------ INFORMATION SHOWN
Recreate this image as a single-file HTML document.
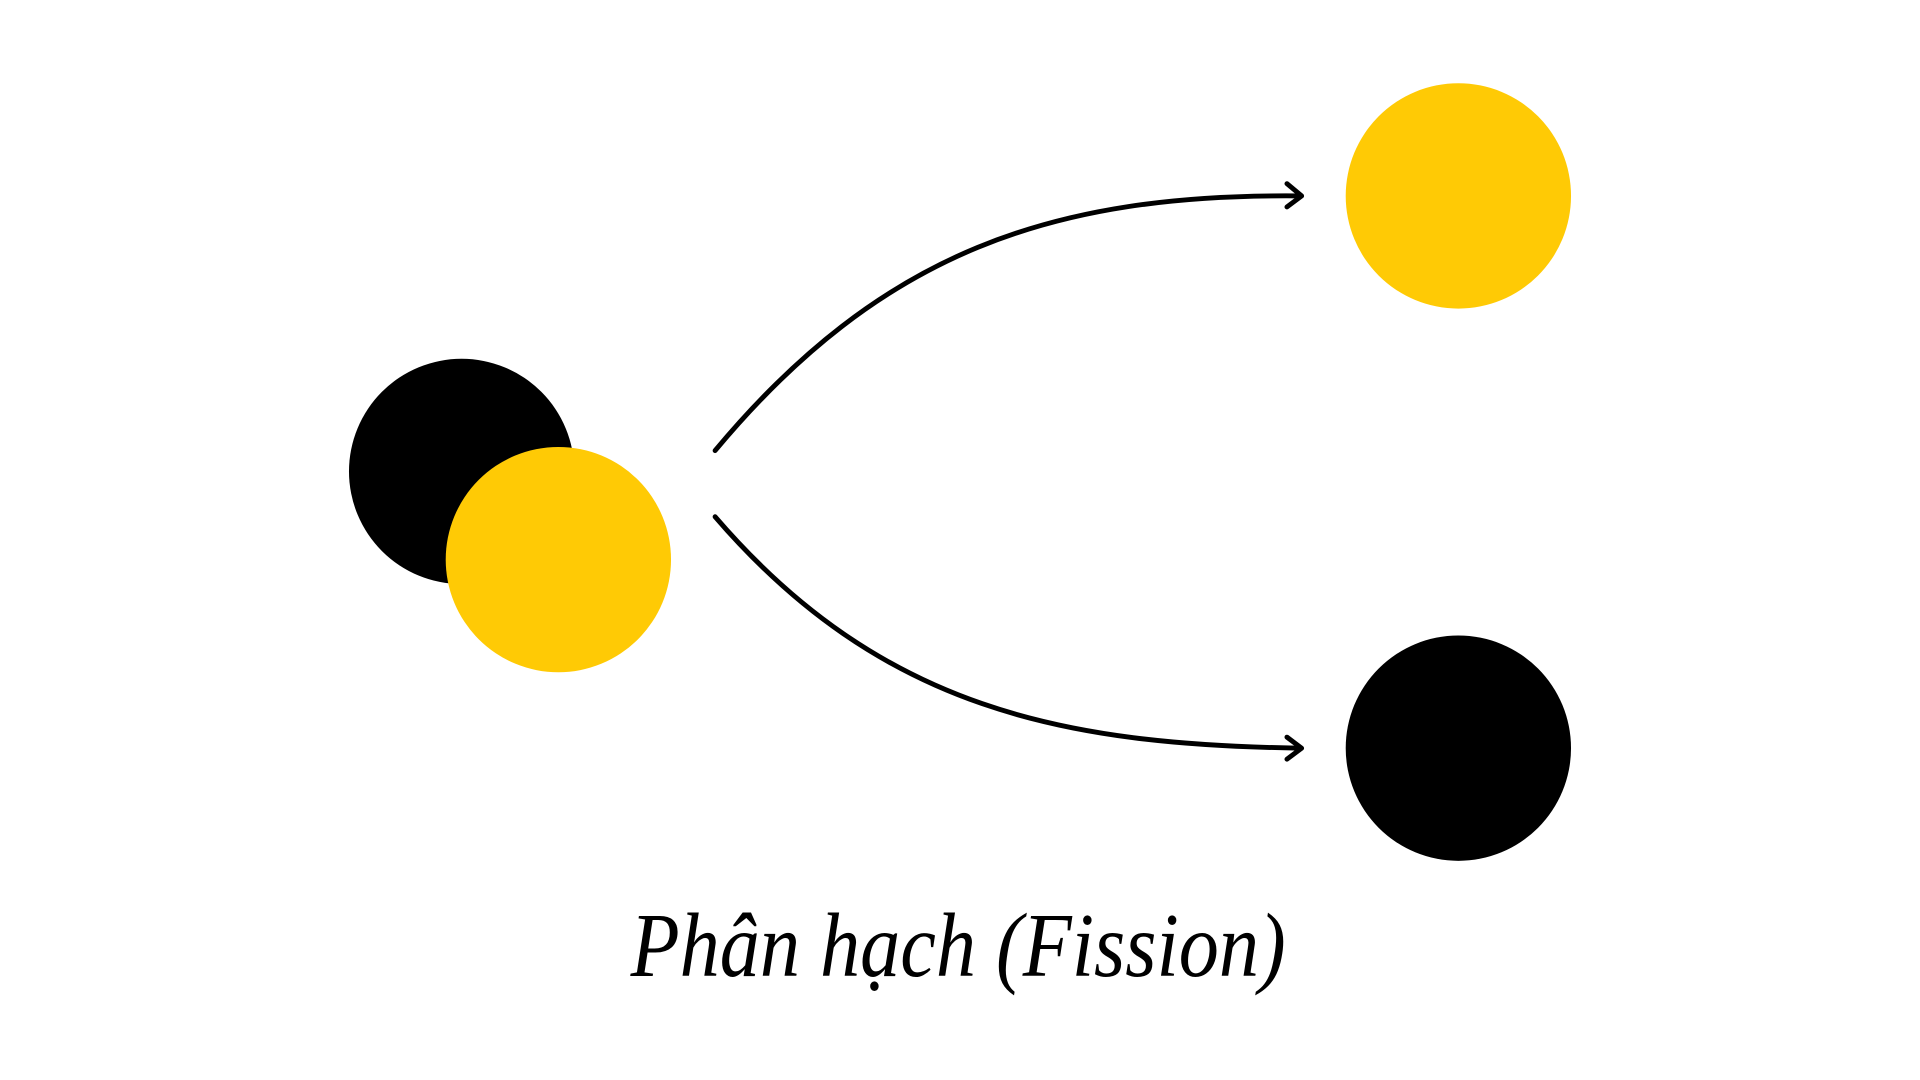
<!DOCTYPE html>
<html><head><meta charset="utf-8"><style>
html,body{margin:0;padding:0;background:#fff;width:1920px;height:1080px;overflow:hidden}
svg{display:block}
</style></head><body>
<svg width="1920" height="1080" viewBox="0 0 1568 882" xmlns="http://www.w3.org/2000/svg">
<rect width="1568" height="882" fill="#fff"/>
<circle cx="377" cy="385" r="92" fill="#000"/>
<circle cx="456" cy="457" r="92" fill="#FFCA05"/>
<circle cx="1191" cy="160" r="92" fill="#FFCA05"/>
<circle cx="1191" cy="611" r="92" fill="#000"/>
<g fill="none" stroke="#000" stroke-width="4" stroke-linecap="round" stroke-linejoin="round">
<path d="M584,368 C720,205 860,158 1062,160"/>
<path d="M1051,150 L1063,160 L1051,169"/>
<path d="M584,422 C720,580 870,608 1062,611"/>
<path d="M1051,602 L1063,611 L1051,620"/>
</g>
<text x="515" y="797" font-family="'Liberation Serif', serif" font-style="italic" font-size="74" fill="#000" textLength="535" lengthAdjust="spacingAndGlyphs">Phân hạch (Fission)</text>
</svg>
</body></html>
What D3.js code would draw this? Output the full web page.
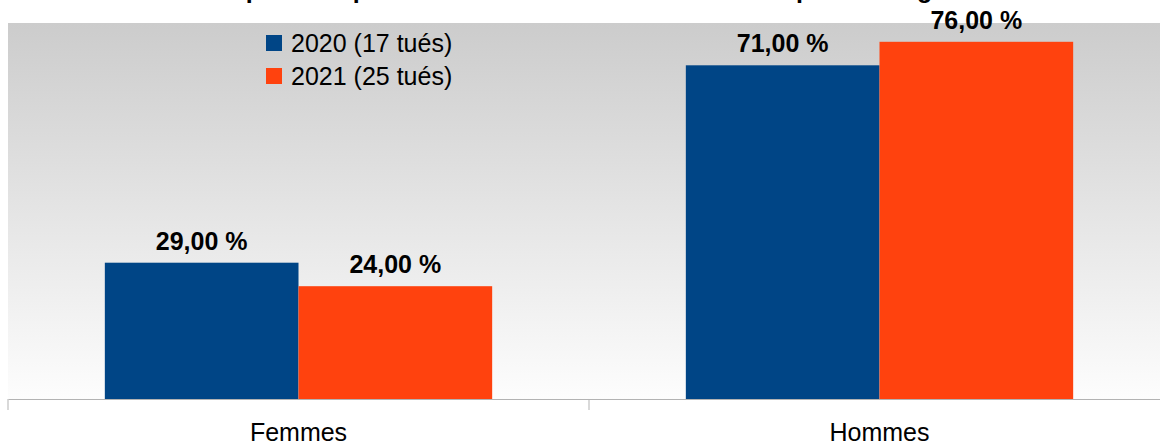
------------
- **TASK REQUIREMENTS**
Write out every line above exactly as it is, leaving out the pictures.

- **THE RESULT**
Recreate this image as a single-file HTML document.
<!DOCTYPE html>
<html><head><meta charset="utf-8"><style>
html,body{margin:0;padding:0;background:#fff;width:1920px;height:1080px;overflow:hidden}
svg{display:block}
</style></head><body>
<svg width="1920" height="1080" viewBox="0 0 1568 882" xmlns="http://www.w3.org/2000/svg">
<rect width="1568" height="882" fill="#fff"/>
<circle cx="377" cy="385" r="92" fill="#000"/>
<circle cx="456" cy="457" r="92" fill="#FFCA05"/>
<circle cx="1191" cy="160" r="92" fill="#FFCA05"/>
<circle cx="1191" cy="611" r="92" fill="#000"/>
<g fill="none" stroke="#000" stroke-width="4" stroke-linecap="round" stroke-linejoin="round">
<path d="M584,368 C720,205 860,158 1062,160"/>
<path d="M1051,150 L1063,160 L1051,169"/>
<path d="M584,422 C720,580 870,608 1062,611"/>
<path d="M1051,602 L1063,611 L1051,620"/>
</g>
<text x="515" y="797" font-family="'Liberation Serif', serif" font-style="italic" font-size="74" fill="#000" textLength="535" lengthAdjust="spacingAndGlyphs">Phân hạch (Fission)</text>
</svg>
</body></html>
What D3.js code would draw this? Output the full web page.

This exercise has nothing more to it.